On 2nd May I was fortunate enough to present at the G20 Energy Efficiency Forum and take part in a panel discussion. The G20 energy efficiency work has not got much attention but there are some good things happening and at the event the group, with 15 participating countries chaired by France and Mexico, launched its G20 Energy Efficiency Toolkit.
The toolkit offers a perspective on scaling up energy efficiency investments by defining and separating “core” EE investments – those stand-alone projects where energy savings are the main driver – and “integral” investments where overall asset performance is the lead driver but energy efficiency is delivered as one of multiple benefits over and above the main driver.
The global investment in energy efficiency has been identified by the IEA as $221bn with the US, EU and China representing 70% of the total. Within the EU 80% of the total investments were in buildings, with over 90% in Germany, UK and France. The toolkit reports that the largest “core” energy efficiency investment is in the market for Energy Performance Contracts which totalled $24 billion. I assume this means third party investment as internal balance sheet financed projects are surely much higher.

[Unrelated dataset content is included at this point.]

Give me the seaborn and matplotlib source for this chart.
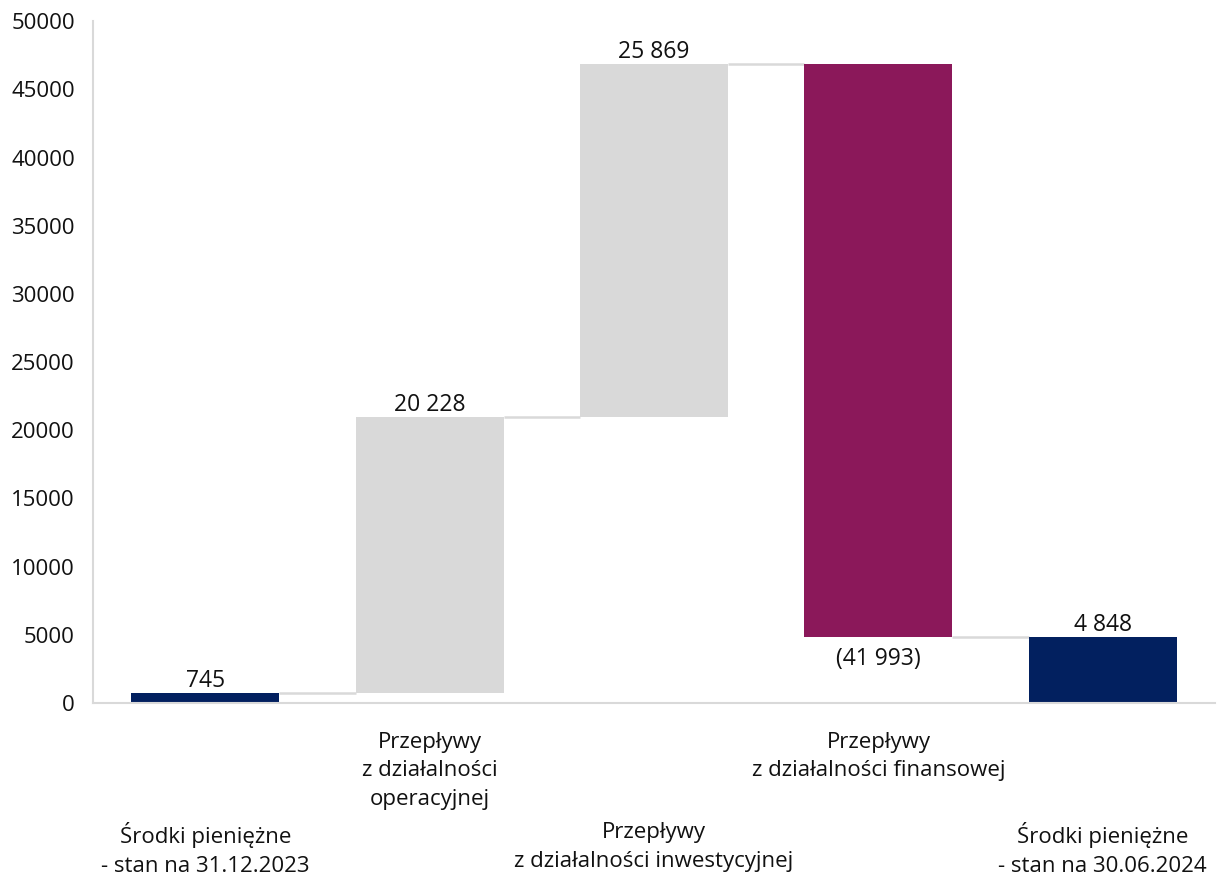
import numpy as np
import pandas as pd
import matplotlib
matplotlib.use("Agg")
import matplotlib.pyplot as plt
import seaborn as sns

# ---- data ----
categories = [
    "Środki pieniężne\n- stan na 31.12.2023",
    "Przepływy\nz działalności\noperacyjnej",
    "Przepływy\nz działalności inwestycyjnej",
    "Przepływy\nz działalności finansowej",
    "Środki pieniężne\n- stan na 30.06.2024",
]
values = [745, 20228, 25869, -41993, 4848]
is_total = [True, False, False, False, True]
value_labels = ["745", "20 228", "25 869", "(41 993)", "4 848"]
bar_colors = ["#02205F", "#D9D9D9", "#D9D9D9", "#8B185A", "#02205F"]
y_ticks = [0, 5000, 10000, 15000, 20000, 25000, 30000, 35000, 40000, 45000, 50000]

# ---- waterfall geometry from data ----
bottoms, heights, levels = [], [], []
running = 0
for v, tot in zip(values, is_total):
    if tot:
        bottoms.append(0)
        heights.append(v)
        running = v
    else:
        new = running + v
        bottoms.append(min(running, new))
        heights.append(abs(v))
        running = new
    levels.append(running)

df = pd.DataFrame({"cat": categories, "height": heights})

sns.set_theme(style="white")
plt.rcParams["font.family"] = ["Open Sans", "DejaVu Sans"]

fig = plt.figure(figsize=(12.19, 8.81), dpi=100)
ax = fig.add_axes([0.0763, 0.202, 0.9204, 0.774])

width = 0.66
sns.barplot(data=df, x="cat", y="height", order=categories, bottom=bottoms,
            color="#D9D9D9", width=width, errorbar=None, saturation=1,
            linewidth=0, ax=ax)
for patch, c in zip(ax.patches, bar_colors):
    patch.set_facecolor(c)
    patch.set_edgecolor("none")

# connectors
for i in range(len(values) - 1):
    ax.plot([i + width / 2, i + 1 - width / 2], [levels[i], levels[i]],
            color="#D9D9D9", lw=1.8, zorder=0.5, solid_capstyle="butt")

# value labels
vfs = 16.5
for i, (v, b, h, lab) in enumerate(zip(values, bottoms, heights, value_labels)):
    if v < 0:
        ax.annotate(lab, (i, b), xytext=(0, -7), textcoords="offset points",
                    ha="center", va="top", fontsize=vfs, color="#111111")
    else:
        ax.annotate(lab, (i, b + h), xytext=(0, 0), textcoords="offset points",
                    ha="center", va="bottom", fontsize=vfs, color="#111111")

fs = 16
ax.set_xlim(-0.5, 4.5)
ax.set_ylim(0, 50000)
ax.set_yticks(y_ticks)
ax.set_yticklabels([str(t) for t in y_ticks], fontsize=fs, color="#111111")
ax.set_xlabel("")
ax.set_ylabel("")
ax.tick_params(axis="both", length=0)
ax.tick_params(axis="y", pad=13)
ax.set_xticks(range(len(categories)))
ax.set_xticklabels(categories, fontsize=fs, color="#111111", linespacing=1.45)
for i, tick in enumerate(ax.xaxis.get_major_ticks()):
    tick.set_pad(21 if i % 2 == 1 else 86)

for s in ["top", "right"]:
    ax.spines[s].set_visible(False)
for s in ["left", "bottom"]:
    ax.spines[s].set_color("#D9D9D9")
    ax.spines[s].set_linewidth(1.5)

fig.savefig("out.png", dpi=100)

The G20 EE Toolkit offers advice to different groups including policy makers, private sector banks, institutional investors and the insurance sector. It also gives case studies from various countries including Mexico, France, China, Australia and others.
There are parallels with my energy productivity work for KAPSARC. In that I distinguished between “energy efficiency” investments and “normal investments”, a definition which parallels the G20’s “core” and “integral”. Energy efficiency investments are those where the main purpose is energy saving. This includes much of what we usually think of as energy efficiency, retrofitting buildings or production lines for example. While these are important at any one time hundreds of investment decisions are being taken on all kinds of infrastructure that will affect our energy consumption and emissions for the next twenty to fifty years or even beyond. Most of these are not “energy efficiency investments” but “normal” investments where the main purpose is not energy efficiency.

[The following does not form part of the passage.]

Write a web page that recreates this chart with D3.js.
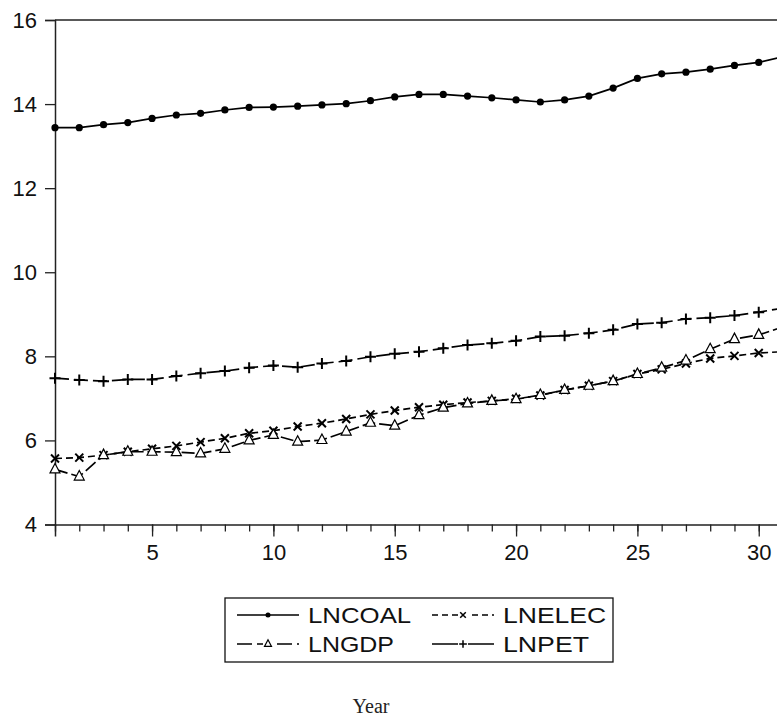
<!DOCTYPE html>
<html>
<head>
<meta charset="utf-8">
<script src="https://cdn.jsdelivr.net/npm/d3@7"></script>
<style>
  html, body { margin: 0; padding: 0; background: #fff; }
  svg { display: block; }
</style>
</head>
<body>
<div id="chart"></div>
<script>
// Daten
const years = d3.range(1, 32);
const lncoal = [13.44, 13.44, 13.51, 13.56, 13.66, 13.74, 13.78, 13.86, 13.92, 13.93,
  13.95, 13.98, 14.01, 14.08, 14.17, 14.23, 14.23, 14.19, 14.15, 14.10,
  14.05, 14.10, 14.19, 14.38, 14.61, 14.72, 14.76, 14.83, 14.92, 14.99, 15.13];
const lnelec = [5.57, 5.59, 5.65, 5.73, 5.80, 5.87, 5.96, 6.05, 6.17, 6.23,
  6.33, 6.41, 6.51, 6.62, 6.71, 6.79, 6.85, 6.90, 6.94, 6.99,
  7.07, 7.20, 7.30, 7.41, 7.58, 7.69, 7.83, 7.95, 8.01, 8.08, 8.11];
const lngdp = [5.31, 5.14, 5.65, 5.73, 5.73, 5.72, 5.69, 5.80, 6.00, 6.13,
  5.97, 6.01, 6.21, 6.42, 6.35, 6.60, 6.78, 6.88, 6.94, 6.98,
  7.08, 7.20, 7.30, 7.41, 7.58, 7.73, 7.90, 8.17, 8.41, 8.51, 8.70];
const lnpet = [7.48, 7.44, 7.41, 7.45, 7.45, 7.53, 7.60, 7.65, 7.73, 7.78,
  7.74, 7.83, 7.89, 7.99, 8.06, 8.11, 8.19, 8.27, 8.31, 8.37,
  8.47, 8.49, 8.55, 8.63, 8.77, 8.80, 8.89, 8.92, 8.97, 9.05, 9.15];
const yTicks = [4, 6, 8, 10, 12, 14, 16];
const xTicks = [5, 10, 15, 20, 25, 30];

// Linienstile: im Plot / in der Legende
const series = [
  { name: "LNCOAL", values: lncoal, dash: null,   legDash: null,    marker: "dot" },
  { name: "LNELEC", values: lnelec, dash: "7,4",  legDash: "6,4",   marker: "x" },
  { name: "LNGDP",  values: lngdp,  dash: "13,4", legDash: "15,5",  marker: "tri" },
  { name: "LNPET",  values: lnpet,  dash: "14,5", legDash: null,    marker: "plus" }
];

// Layout
const W = 777, H = 718;
const m = { top: 20, left: 55 };
const plotW = 728, plotH = 504.5;

const svg = d3.select("#chart").append("svg").attr("width", W).attr("height", H);
const g = svg.append("g").attr("transform", `translate(${m.left},${m.top})`);

const x = d3.scaleLinear().domain([1, 31]).range([0, plotW]);
const y = d3.scaleLinear().domain([4, 16]).range([plotH, 0]);

// Marker-Pfade
function markerPath(type, k) {
  if (type === "x") return `M${-4*k},${-4*k}L${4*k},${4*k}M${-4*k},${4*k}L${4*k},${-4*k}`;
  if (type === "plus") return `M${-5.5*k},0L${5.5*k},0M0,${-5.5*k}L0,${5.5*k}`;
  if (type === "tri") return `M0,${-6*k}L${5*k},${3.5*k}L${-5*k},${3.5*k}Z`;
  return null;
}
function drawMarker(sel, type, cx, cy, k = 1) {
  if (type === "dot") {
    sel.append("circle").attr("cx", cx).attr("cy", cy).attr("r", 3.6 * k).attr("fill", "#000");
  } else {
    sel.append("path")
      .attr("transform", `translate(${cx},${cy})`)
      .attr("d", markerPath(type, k))
      .attr("fill", type === "tri" ? "#fff" : "none")
      .attr("stroke", "#000")
      .attr("stroke-width", type === "tri" ? 1.2 : 2 * Math.max(k, 0.75));
  }
}

// Rahmen
g.append("line").attr("x1", 0).attr("x2", plotW).attr("y1", 0).attr("y2", 0)
  .attr("stroke", "#222").attr("stroke-width", 1.5);
g.append("line").attr("x1", plotW).attr("x2", plotW).attr("y1", 0).attr("y2", plotH)
  .attr("stroke", "#222").attr("stroke-width", 1.5);

// Achsen
const yAxis = g.append("g")
  .call(d3.axisLeft(y).tickValues(yTicks).tickSize(10).tickPadding(8).tickFormat(d3.format("d")));
const xMinor = g.append("g").attr("transform", `translate(0,${plotH})`)
  .call(d3.axisBottom(x).tickValues(years).tickSize(7).tickFormat(""));
const xAxis = g.append("g").attr("transform", `translate(0,${plotH})`)
  .call(d3.axisBottom(x).tickValues(xTicks).tickSize(12).tickPadding(8).tickFormat(d3.format("d")));

[yAxis, xMinor, xAxis].forEach(a => {
  a.select(".domain").attr("stroke", "#222").attr("stroke-width", 1.5);
  a.selectAll(".tick line").attr("stroke", "#222").attr("stroke-width", 1.3);
  a.selectAll("text").attr("fill", "#111")
    .style("font-family", "Liberation Sans, Arial, sans-serif").style("font-size", "22px");
});
xMinor.select(".domain").remove();
xAxis.selectAll("text").attr("dy", "0.72em");

// Linien
const line = d3.line().x((d, i) => x(years[i])).y(d => y(d));
series.forEach(s => {
  g.append("path").datum(s.values)
    .attr("d", line)
    .attr("fill", "none")
    .attr("stroke", "#000")
    .attr("stroke-width", 1.7)
    .attr("stroke-dasharray", s.dash);
  const mg = g.append("g");
  s.values.forEach((v, i) => drawMarker(mg, s.marker, x(years[i]), y(v)));
});

// Legende
const leg = svg.append("g").attr("transform", "translate(225,598)");
leg.append("rect").attr("width", 388).attr("height", 64)
  .attr("fill", "#fff").attr("stroke", "#111").attr("stroke-width", 1.3);
const legPos = [[12, 17], [207, 17], [12, 46], [207, 46]];
series.forEach((s, i) => {
  const [lx, ly] = legPos[i];
  const row = leg.append("g").attr("transform", `translate(${lx},${ly})`);
  row.append("line").attr("x1", 0).attr("x2", 62).attr("y1", 0).attr("y2", 0)
    .attr("stroke", "#000").attr("stroke-width", 1.4)
    .attr("stroke-dasharray", s.legDash);
  if (s.marker !== "dot") {
    row.append("rect").attr("x", 26).attr("y", -5).attr("width", 10).attr("height", 10).attr("fill", "#fff");
  }
  drawMarker(row, s.marker, 31, 0, 0.7);
  row.append("text").attr("x", 71).attr("y", 8)
    .style("font-family", "Liberation Sans, Arial, sans-serif")
    .style("font-size", "22px").attr("fill", "#111")
    .attr("textLength", s.name.length * 17.2).attr("lengthAdjust", "spacingAndGlyphs")
    .text(s.name);
});

// Achsentitel
svg.append("text").attr("x", 371).attr("y", 713)
  .attr("text-anchor", "middle")
  .style("font-family", "Liberation Serif, Times New Roman, serif")
  .style("font-size", "20px").attr("fill", "#222")
  .text("Year");
</script>
</body>
</html>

Pure energy efficiency investments can be ramped up by specialised funds or facilities and public-private partnerships with public finance providing development capital and guarantees. Any programme needs to:
Build pipelines of projects
Build capacity in end-users, energy efficiency industry and finance industry
Standardize development process, documentation, contracts and measurement
Encouraging the growth of the ESCO-EPC market also helps drive pure energy efficiency investments. This can be done through models like ESCO-EPC facilitation (e.g. Berlin, RE:FIT) and Super-ESCOs (e.g. Etihad).
It is also important to build market infrastructure through:
Standardization of process (e.g. Investor Confidence Project)

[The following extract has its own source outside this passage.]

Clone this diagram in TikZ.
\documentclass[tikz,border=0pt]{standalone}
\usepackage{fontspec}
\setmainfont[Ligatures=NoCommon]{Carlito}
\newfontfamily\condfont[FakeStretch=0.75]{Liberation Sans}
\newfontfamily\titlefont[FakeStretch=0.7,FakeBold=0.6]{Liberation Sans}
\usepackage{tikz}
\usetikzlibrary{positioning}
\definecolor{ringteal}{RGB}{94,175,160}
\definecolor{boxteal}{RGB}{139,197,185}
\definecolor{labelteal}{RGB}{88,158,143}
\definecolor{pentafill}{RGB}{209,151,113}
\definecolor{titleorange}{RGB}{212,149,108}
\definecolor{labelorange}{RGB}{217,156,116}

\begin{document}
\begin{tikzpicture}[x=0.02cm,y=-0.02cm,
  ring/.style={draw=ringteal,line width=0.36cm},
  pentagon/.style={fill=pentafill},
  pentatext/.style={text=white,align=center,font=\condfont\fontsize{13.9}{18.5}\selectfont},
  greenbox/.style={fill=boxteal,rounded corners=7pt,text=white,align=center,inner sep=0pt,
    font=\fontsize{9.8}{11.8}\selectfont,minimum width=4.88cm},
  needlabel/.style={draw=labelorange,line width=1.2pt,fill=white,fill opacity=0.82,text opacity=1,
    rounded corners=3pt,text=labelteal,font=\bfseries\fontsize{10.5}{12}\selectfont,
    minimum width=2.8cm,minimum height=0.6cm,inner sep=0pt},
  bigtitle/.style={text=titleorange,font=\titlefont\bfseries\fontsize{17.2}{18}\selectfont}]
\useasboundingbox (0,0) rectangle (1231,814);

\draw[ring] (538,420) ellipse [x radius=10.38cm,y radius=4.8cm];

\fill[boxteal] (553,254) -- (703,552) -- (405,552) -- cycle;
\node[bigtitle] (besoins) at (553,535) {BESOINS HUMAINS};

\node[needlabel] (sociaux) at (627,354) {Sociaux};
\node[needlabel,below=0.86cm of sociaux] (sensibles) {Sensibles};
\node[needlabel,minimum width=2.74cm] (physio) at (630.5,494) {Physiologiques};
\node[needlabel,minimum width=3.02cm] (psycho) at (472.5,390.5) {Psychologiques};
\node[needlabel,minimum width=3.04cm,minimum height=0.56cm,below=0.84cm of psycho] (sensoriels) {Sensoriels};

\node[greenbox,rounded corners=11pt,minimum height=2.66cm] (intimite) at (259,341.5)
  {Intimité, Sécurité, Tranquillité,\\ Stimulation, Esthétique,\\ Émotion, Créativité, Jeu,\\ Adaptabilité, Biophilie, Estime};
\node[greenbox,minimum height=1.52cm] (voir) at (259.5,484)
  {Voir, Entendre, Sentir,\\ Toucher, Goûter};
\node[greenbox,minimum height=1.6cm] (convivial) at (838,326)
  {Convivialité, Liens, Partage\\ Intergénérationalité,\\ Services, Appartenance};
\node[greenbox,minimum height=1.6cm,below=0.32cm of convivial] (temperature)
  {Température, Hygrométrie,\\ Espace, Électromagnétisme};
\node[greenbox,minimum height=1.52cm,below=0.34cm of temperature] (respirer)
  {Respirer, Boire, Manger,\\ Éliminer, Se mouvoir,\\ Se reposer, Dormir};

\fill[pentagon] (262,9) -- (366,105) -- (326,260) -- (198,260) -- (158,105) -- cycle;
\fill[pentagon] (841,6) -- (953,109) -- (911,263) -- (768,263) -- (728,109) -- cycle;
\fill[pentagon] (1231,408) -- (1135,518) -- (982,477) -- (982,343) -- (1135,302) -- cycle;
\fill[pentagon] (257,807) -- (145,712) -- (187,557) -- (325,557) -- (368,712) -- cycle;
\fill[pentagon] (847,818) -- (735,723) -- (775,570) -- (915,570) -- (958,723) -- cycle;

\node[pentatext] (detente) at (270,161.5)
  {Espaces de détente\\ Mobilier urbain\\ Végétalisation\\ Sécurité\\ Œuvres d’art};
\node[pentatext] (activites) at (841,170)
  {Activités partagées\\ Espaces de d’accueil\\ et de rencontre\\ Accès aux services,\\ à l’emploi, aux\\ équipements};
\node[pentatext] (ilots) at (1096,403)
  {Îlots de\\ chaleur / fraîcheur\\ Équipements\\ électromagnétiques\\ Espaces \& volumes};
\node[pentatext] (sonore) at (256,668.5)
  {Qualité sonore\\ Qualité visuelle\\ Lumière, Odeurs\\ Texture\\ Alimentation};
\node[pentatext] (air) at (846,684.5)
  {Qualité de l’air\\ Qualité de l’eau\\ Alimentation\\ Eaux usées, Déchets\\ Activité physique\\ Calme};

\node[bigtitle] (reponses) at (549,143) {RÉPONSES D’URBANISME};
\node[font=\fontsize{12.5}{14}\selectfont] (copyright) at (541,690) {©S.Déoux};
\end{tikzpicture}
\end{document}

Standardization of contracts (e.g. standard EPCs)
Standardization of Measurement & Verification
Build evidence bases of project performance
Build capacity within financial sector.
It is also important to continue to build demand through strong Minimum Energy Performance Standards and building capacity in energy management through standards e.g. ISO 50001
As well as ramping up pure energy efficiency or core investments we need to ensure the efficiency opportunities presented by normal investments are not being missed. Even if you design a building to code and that makes it low energy compared to existing buildings it is not really doing anything to improve the situation – I would not count it as an energy efficiency investment. It is a normal investment and a missed opportunity to include cost-effective energy efficiency measures. Every day, in design and investment decisions around the world, the economic potential to improve energy efficiency beyond business as usual is being missed. We need to change that through better regulation, capacity building amongst investors, specifiers and designers and implementing better design processes such as integrated design. Banks and investors can help this process by building in checks and questions during their investment decision making. These processes should force borrowers to review their specifications and designs. EBRD has been doing this for a long time. By doing this the banks can reduce customer risks by reducing their energy bills and increase the deployment of capital into cost-effective opportunities.
To scale up energy efficiency we need to take actions to increase the rate energy efficiency investments, and actions to increase the uptake of cost-effective efficiency opportunities within normal investments.